I saw the sun setting through the clouds on the ocean, like a yolk breaking through the shell. The water felt level with my face, as we ran.

I heard her panting and I heard lungs flush. Everything else drowned out under the waves.

I looked behind us, and there was Esther clutching her big red frisbee in her mouth and Brad. Frank was left far behind on the horizon, holding his sandals.

I laughed. We all ran and I realized this was one of the best moments of my life.

When ever I have one of these, I like to think, “Now, if I killed myself way back when, I never would have this moment.”

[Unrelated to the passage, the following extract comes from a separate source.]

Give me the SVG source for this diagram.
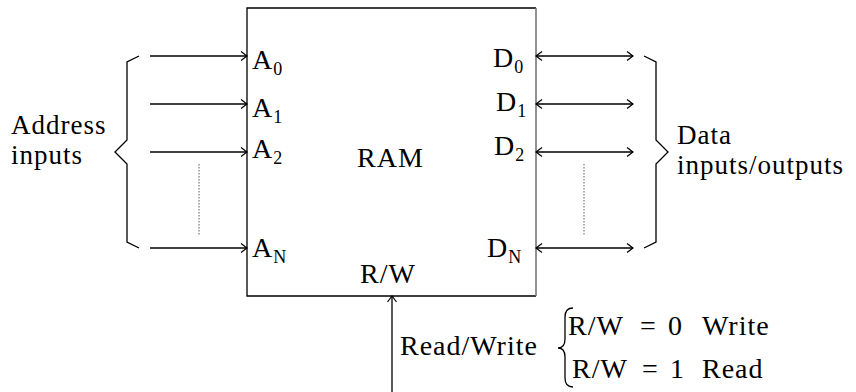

We ran together as a pack until the sand became rocky, and the yolk spilled into the ocean.

One pack, one soul.

We turned back to join Frank and decided to pick up Thai food and watch a movie.

When we got back to his place, spilled wet dog and sand all over his couch, I poured myself a generous glass of wine and he touched my cheek.

I gave him the look.

He said, “Yes, I am touching you.”

I said, “Why?”

He retreated.

We put on Amy Winehouse at Porchester Hall London 2007 and watched her quietly cringe after each number then drink. We asserted some safe chit chat in between.

I asked, "There will be two days where I am working Edible Arrangements in the morning and Doggie Daycare at night. Would it be possible to spend the night with the dogs in between those days to make it easier on all of us? I could take Esther and Brad in the afternoon."

He said, "When? Valentine's Day? Nahhh, well, there are a couple women I am kinda feeling out for Valentine's Day and it would be really awkward if I took a woman back home and you were here. I just want to avoid that."

I said, "Ok, that's fine. I understand."

Silence.

Frank, "Of course, I will probably end up alone on Valentine's Day and everything would have worked out just fine."

I said, "I know. But that's fine, me and the dogs will get through it."

***

I realized this afternoon, this night, would have only been complete if I shared it with someone I loved. A partner.

I am ready for a relationship.

The revelation wouldn’t stop the storm that was coming, my mind was going to crumble, but it was just a matter of time. Just a few days. Maybe less.